# DATA EXTRACT:
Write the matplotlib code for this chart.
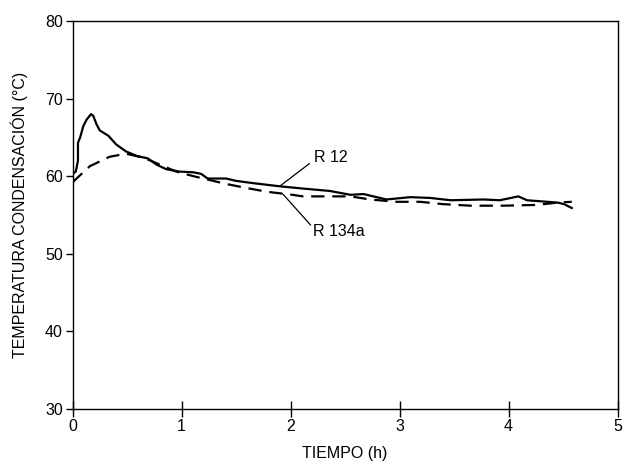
import matplotlib
matplotlib.use("Agg")
import matplotlib.pyplot as plt

plt.rcParams['font.family'] = ['Liberation Sans', 'DejaVu Sans']

# R 12 (solid)
t_r12 = [0.00, 0.03, 0.05, 0.05, 0.07, 0.10, 0.13, 0.17, 0.19, 0.22, 0.25, 0.33, 0.40,
         0.49, 0.59, 0.69, 0.77, 0.86, 0.98, 1.11, 1.18, 1.24, 1.33, 1.41, 1.50, 1.66,
         1.90, 2.12, 2.36, 2.55, 2.67, 2.88, 3.10, 3.28, 3.47, 3.77, 3.92, 4.09, 4.17,
         4.45, 4.51, 4.58]
temp_r12 = [60.3, 60.6, 62.0, 64.3, 65.0, 66.5, 67.3, 68.0, 67.8, 66.7, 65.9, 65.2, 64.1,
            63.2, 62.6, 62.3, 61.5, 60.9, 60.6, 60.5, 60.3, 59.7, 59.7, 59.7, 59.4, 59.1,
            58.7, 58.4, 58.1, 57.6, 57.7, 57.0, 57.3, 57.2, 56.9, 57.0, 56.9, 57.4, 56.9,
            56.6, 56.4, 55.9]

# R 134a (dashed)
t_r134a = [0.00, 0.06, 0.16, 0.34, 0.49, 0.65, 0.80, 0.95, 1.11, 1.26, 1.41, 1.59, 1.78,
           2.02, 2.11, 2.55, 2.73, 2.97, 3.19, 3.40, 3.65, 3.95, 4.26, 4.45, 4.58]
temp_r134a = [59.2, 60.0, 61.3, 62.5, 62.9, 62.4, 61.5, 60.6, 60.0, 59.5, 59.0, 58.5, 58.0,
              57.6, 57.4, 57.4, 57.0, 56.7, 56.7, 56.4, 56.2, 56.2, 56.3, 56.6, 56.7]

x_ticks = [0, 1, 2, 3, 4, 5]
y_ticks = [30, 40, 50, 60, 70, 80]

fs = 11.5
fig = plt.figure(figsize=(6.24, 4.68), dpi=100)
ax = fig.add_axes([0.1162, 0.1261, 0.8734, 0.829])

ax.plot(t_r12, temp_r12, color='black', lw=1.6, solid_joinstyle='round')
ax.plot(t_r134a, temp_r134a, color='black', lw=1.6, dashes=(6, 3.5))

ax.set_xlim(0, 5)
ax.set_ylim(30, 80)
ax.set_xticks(x_ticks)
ax.set_yticks(y_ticks)
ax.tick_params(axis='x', direction='inout', length=12, width=1, labelsize=fs, pad=1)
ax.tick_params(axis='y', direction='out', length=5, width=1, labelsize=fs, pad=2)
for s in ax.spines.values():
    s.set_linewidth(1.0)

ax.set_xlabel('TIEMPO (h)', fontsize=fs, labelpad=9)
ax.set_ylabel('TEMPERATURA CONDENSACIÓN (°C)', fontsize=fs, labelpad=12)

ax.annotate('R 12', xy=(1.90, 58.7), xytext=(2.22, 62.4), fontsize=fs,
            va='center', ha='left',
            arrowprops=dict(arrowstyle='-', color='black', lw=0.9, shrinkA=0, shrinkB=0,
                            relpos=(-0.15, 0.1)))
ax.annotate('R 134a', xy=(1.93, 57.7), xytext=(2.21, 52.9), fontsize=fs,
            va='center', ha='left',
            arrowprops=dict(arrowstyle='-', color='black', lw=0.9, shrinkA=0, shrinkB=0,
                            relpos=(-0.05, 0.9)))

fig.savefig('out.png', dpi=100)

# WORK TO DO:
Return every line above in which the string "matplotlib" occurs.

# WRITTEN REPLY:
Write the matplotlib code for this chart.
import matplotlib
matplotlib.use("Agg")
import matplotlib.pyplot as plt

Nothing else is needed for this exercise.